The brain’s complexity makes teasing apart mechanisms and effects from one part of the brain on another difficult, but the research team thinks that the results of the initial study are promising and that the caudate nucleus is quite likely to play a role in the disruption of dopamine in the brain. Dopamine helps regulate our mood and our sense of pleasure and reward. The caudate nucleus has regions of it that are linked with the brain’s limbic system, known to regulate mood, and it sends signals to dopamine-producing regions, as well as ask motor areas.
The abnormal spike of activity tracked within the caudate nucleus, Graybiel explains, could quite be inhibiting activity. Graybiel explains that many circuits are involved with pessimistic outlooks and the suppression of dopamine and that the study suggests we are “so delicately balanced” that a few changes to the system can have profound effects on behavior.
While the initial tests focused on how macaques responded to stimulation of the caudate nucleus, the next phase of research will be investigating if humans respond similarly to stimulation of the nucleus. Previous research has indeed noted a link between the caudate nucleus and abnormal brain activity, but much more work will have to be done to understand the exact mechanisms responsible for the link and to determine what therapeutic interventions might be possible.
Graybiel explains that the next steps of the project involve collaborating with psychiatrists at the Mclean Hospital to research those who have anxiety or depression disorders.

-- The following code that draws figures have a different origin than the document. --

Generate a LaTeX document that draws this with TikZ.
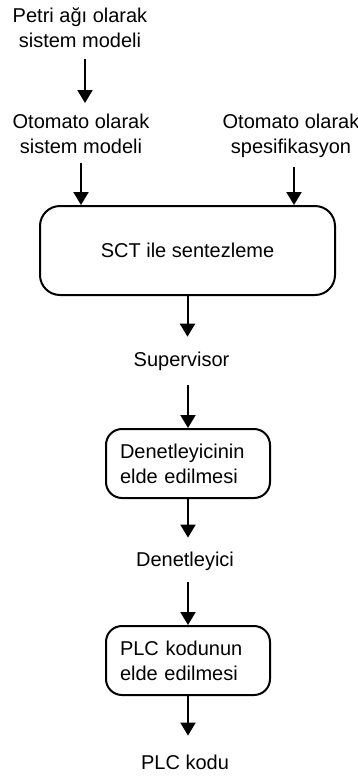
\documentclass[tikz,border=0pt]{standalone}
\usepackage{fontspec}
\setmainfont{Liberation Sans}
\usetikzlibrary{arrows.meta}
\begin{document}
\begin{tikzpicture}[x=1pt,y=-1pt,
  txt/.style={inner sep=0pt, align=center, font=\fontsize{20}{24.8}\selectfont},
  procbox/.style={draw, line width=2pt, rounded corners=16pt, inner ysep=0pt,
    inner xsep=14pt, text width=136pt, align=left, minimum height=69pt,
    font=\fontsize{20}{24.8}\selectfont},
  bigbox/.style={txt, draw, line width=2pt, rounded corners=20pt,
    minimum width=295pt, minimum height=89pt},
  arr/.style={-{Triangle[length=13pt,width=15pt]}, line width=2pt}]
\useasboundingbox (0,0) rectangle (358,780);

% inputs
\node[txt, anchor=north] (petri) at (80,7.5) {Petri ağı olarak\\sistem modeli};
\node[txt, anchor=north] (oto1) at (81,113.8) {Otomato olarak\\sistem modeli};
\node[txt, anchor=north] (oto2) at (291,113.8) {Otomato olarak\\spesifikasyon};

% synthesis
\node[bigbox] (sct) at (187.5,250.5) {SCT ile sentezleme};
\node[txt, anchor=base] (sup) at (181.5,366) {Supervisor};

% controller
\node[procbox] (box2) at (188,463.5) {Denetleyicinin\\elde edilmesi};
\node[txt, anchor=base] (den) at (185,566) {Denetleyici};

% PLC code
\node[procbox] (box3) at (188,660.5) {PLC kodunun\\elde edilmesi};
\node[txt, anchor=base] (plc) at (185,769.3) {PLC kodu};

% connectors
\draw[arr, shorten <=11.3pt, shorten >=10.8pt] ([xshift=5pt]petri.south) -- ([xshift=4pt]oto1.north);
\draw[arr, shorten <=9.8pt] (oto1.south) -- (oto1.south |- sct.north);
\draw[arr, shorten <=9.8pt] ([xshift=3pt]oto2.south) -- ([xshift=3pt]oto2.south |- sct.north);
\draw[arr, shorten >=14.6pt] (sct.south) -- (sct.south |- sup.north);
\draw[arr, shorten <=14.8pt] (sup.south -| box2.north) -- (box2.north);
\draw[arr, shorten >=13.7pt] (box2.south) -- (box2.south |- den.north);
\draw[arr, shorten <=11.8pt] (den.south -| box3.north) -- (box3.north);
\draw[arr, shorten >=19pt] (box3.south) -- (box3.south |- plc.north);
\end{tikzpicture}
\end{document}
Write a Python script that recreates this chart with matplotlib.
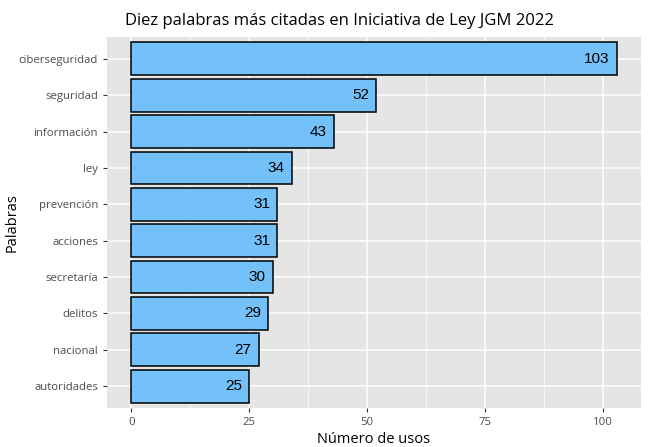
import matplotlib.pyplot as plt
import numpy as np

plt.rcParams['font.family'] = ['Open Sans', 'DejaVu Sans']

# data
palabras = ['ciberseguridad', 'seguridad', 'información', 'ley', 'prevención',
            'acciones', 'secretaría', 'delitos', 'nacional', 'autoridades']
usos = [103, 52, 43, 34, 31, 31, 30, 29, 27, 25]

fig = plt.figure(figsize=(6.53, 4.47), dpi=100)
ax = fig.add_axes([107/653, 1 - 408/447, (641-107)/653, (408-37)/447])

y = np.arange(len(palabras))[::-1]
ax.set_facecolor('#E5E5E5')
ax.barh(y, usos, height=0.9, color='#74C0F9', edgecolor='black', linewidth=1.1, zorder=3)

for yi, v in zip(y, usos):
    ax.text(v - 1.5, yi, str(v), ha='right', va='center', fontsize=11,
            family='Liberation Sans', color='black', zorder=4)

xmax = max(usos)
ax.set_xlim(-0.05 * xmax, 1.05 * xmax)
ax.set_ylim(-0.6, len(palabras) - 0.4)
ax.set_yticks(y)
ax.set_yticklabels(palabras)
ax.set_xticks([0, 25, 50, 75, 100])
ax.set_xticks([12.5, 37.5, 62.5, 87.5], minor=True)
ax.grid(which='major', color='white', linewidth=1.1, zorder=0)
ax.grid(which='minor', axis='x', color='white', linewidth=0.5, zorder=0)
ax.tick_params(which='major', length=3, color='#333333', labelcolor='#4D4D4D', labelsize=8.2)
ax.tick_params(which='minor', length=0)
for s in ax.spines.values():
    s.set_visible(False)

ax.set_xlabel('Número de usos', fontsize=10.5, labelpad=3)
ax.set_ylabel('Palabras', fontsize=10.5)
ax.yaxis.set_label_coords(-87/534, 0.5)
fig.text(125/653, 1 - 21/447, 'Diez palabras más citadas en Iniciativa de Ley JGM 2022',
         fontsize=12, va='center', ha='left')

fig.savefig('out.png', dpi=100)
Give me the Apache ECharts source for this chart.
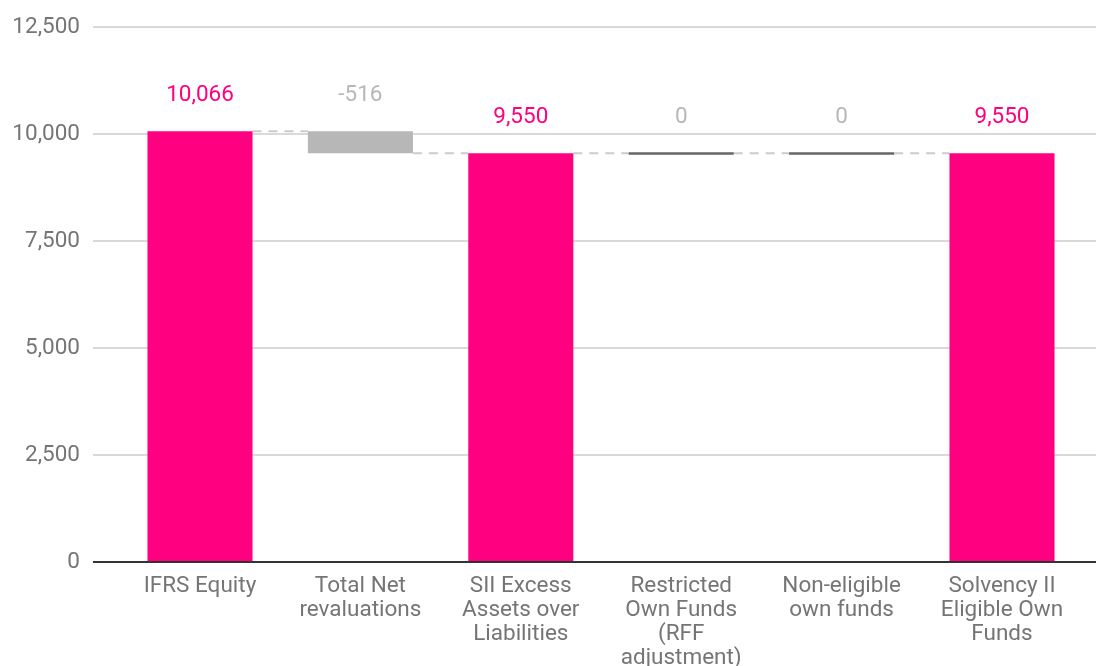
<!DOCTYPE html>
<html>
<head>
<meta charset="utf-8">
<script src="https://cdn.jsdelivr.net/npm/echarts@6/dist/echarts.min.js"></script>
<style>
  html, body { margin: 0; padding: 0; background: #fff; }
  #chart { width: 1096px; height: 666px; }
</style>
</head>
<body>
<div id="chart"></div>
<script>
const categories = [
  "IFRS Equity",
  "Total Net\nrevaluations",
  "SII Excess\nAssets over\nLiabilities",
  "Restricted\nOwn Funds\n(RFF\nadjustment)",
  "Non-eligible\nown funds",
  "Solvency II\nEligible Own\nFunds",
];
const values = [10066, -516, 9550, 0, 0, 9550];
// "total" bars start at zero, "step" bars float from the previous running total
const kinds = ["total", "step", "total", "step", "step", "total"];
const yTicks = [0, 2500, 5000, 7500, 10000, 12500];

const PINK = "#ff0080";
const STEP_GREY = "#b7b7b7";
const fmt = (v) => v.toLocaleString("en-US");

// running totals -> [index, start, end, isTotal, raw]
let running = 0;
const rows = values.map((v, i) => {
  let start, end;
  if (kinds[i] === "total") {
    start = 0;
    end = v;
  } else {
    start = running;
    end = running + v;
  }
  running = end;
  return [i, start, end, kinds[i] === "total" ? 1 : 0, v];
});

const chart = echarts.init(document.getElementById("chart"));

const barRatio = 0.655;
const X_MIN = -0.667;
const X_MAX = 5.586;

chart.setOption({
  animation: false,
  backgroundColor: "#fff",
  textStyle: { fontFamily: "Roboto" },
  grid: { left: 93, right: 0, top: 27, bottom: 104, outerBoundsMode: "none" },
  xAxis: {
    type: "value",
    min: X_MIN,
    max: X_MAX,
    splitLine: { show: false },
    axisLine: { show: false },
    axisTick: { show: false },
    axisLabel: {
      customValues: categories.map((_, i) => i),
      formatter: (v) => categories[Math.round(v)],
      color: "#757575",
      fontSize: 22.5,
      lineHeight: 24,
      margin: 12,
    },
  },
  yAxis: {
    type: "value",
    min: yTicks[0],
    max: yTicks[yTicks.length - 1],
    interval: 2500,
    axisLine: { show: false },
    axisTick: { show: false },
    axisLabel: {
      formatter: (v) => fmt(v),
      color: "#757575",
      fontSize: 22.5,
      margin: 13,
    },
    splitLine: { lineStyle: { color: "#cccccc", width: 1.5 } },
  },
  series: [
    {
      type: "custom",
      data: rows,
      clip: false,
      renderItem: (params, api) => {
        const i = api.value(0);
        const start = api.value(1);
        const end = api.value(2);
        const isTotal = api.value(3) === 1;
        const raw = api.value(4);
        const unit = api.size([1, 0])[0];
        const half = (unit * barRatio) / 2;
        const pTop = api.coord([i, Math.max(start, end)]);
        const pBot = api.coord([i, Math.min(start, end)]);
        const children = [];

        // dashed connector to the next bar
        if (i < rows.length - 1) {
          const pEnd = api.coord([i, end]);
          const pNext = api.coord([i + 1, end]);
          children.push({
            type: "line",
            shape: { x1: pEnd[0] + half, y1: pEnd[1], x2: pNext[0] - half, y2: pNext[1] },
            style: { stroke: "#cccccc", lineWidth: 2, lineDash: [9, 7] },
          });
        }

        if (start === end) {
          children.push({
            type: "rect",
            shape: { x: pTop[0] - half, y: pTop[1] - 1, width: half * 2, height: 2.5 },
            style: { fill: "#666666" },
          });
        } else {
          children.push({
            type: "rect",
            shape: { x: pTop[0] - half, y: pTop[1], width: half * 2, height: pBot[1] - pTop[1] },
            style: { fill: isTotal ? PINK : STEP_GREY },
          });
        }

        children.push({
          type: "text",
          style: {
            x: pTop[0],
            y: pTop[1] - 36,
            text: fmt(raw),
            fill: isTotal ? PINK : STEP_GREY,
            font: "22.5px Roboto",
            align: "center",
            verticalAlign: "middle",
          },
        });

        return { type: "group", children };
      },
    },
    {
      // baseline at zero
      type: "line",
      data: [[X_MIN, 0], [X_MAX, 0]],
      symbol: "none",
      silent: true,
      lineStyle: { color: "#333333", width: 2 },
      z: 3,
    },
  ],
});
</script>
</body>
</html>
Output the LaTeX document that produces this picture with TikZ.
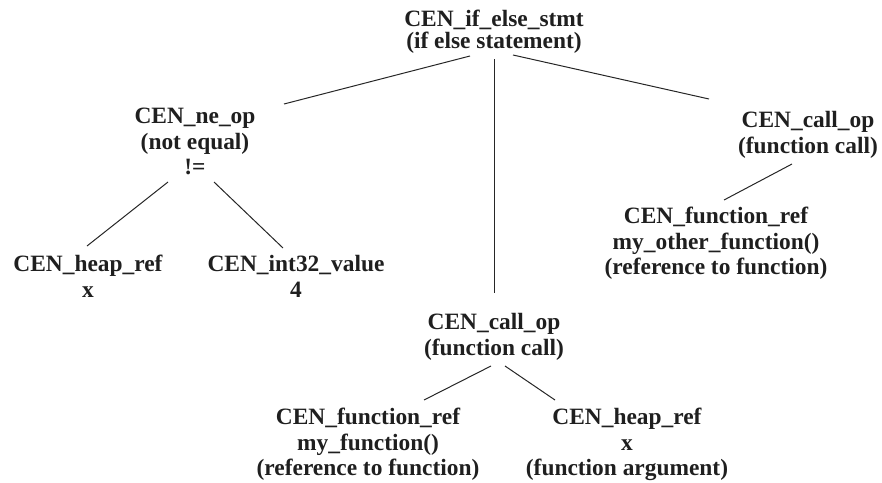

The goal is to see if the brains display abnormal activity within the caudate nucleus and neocortex when they engage in pessimistic decision making. MRI studies have found abnormal activity in two areas that connect the caudate nucleus and medial prefrontal cortex.
As always, more research will have to be done to see if the findings of this study hold true under other conditions. For now, those who work on treatments for anxiety and depression may want to pay close attention to future research involving the basal ganglia and caudate nucleus.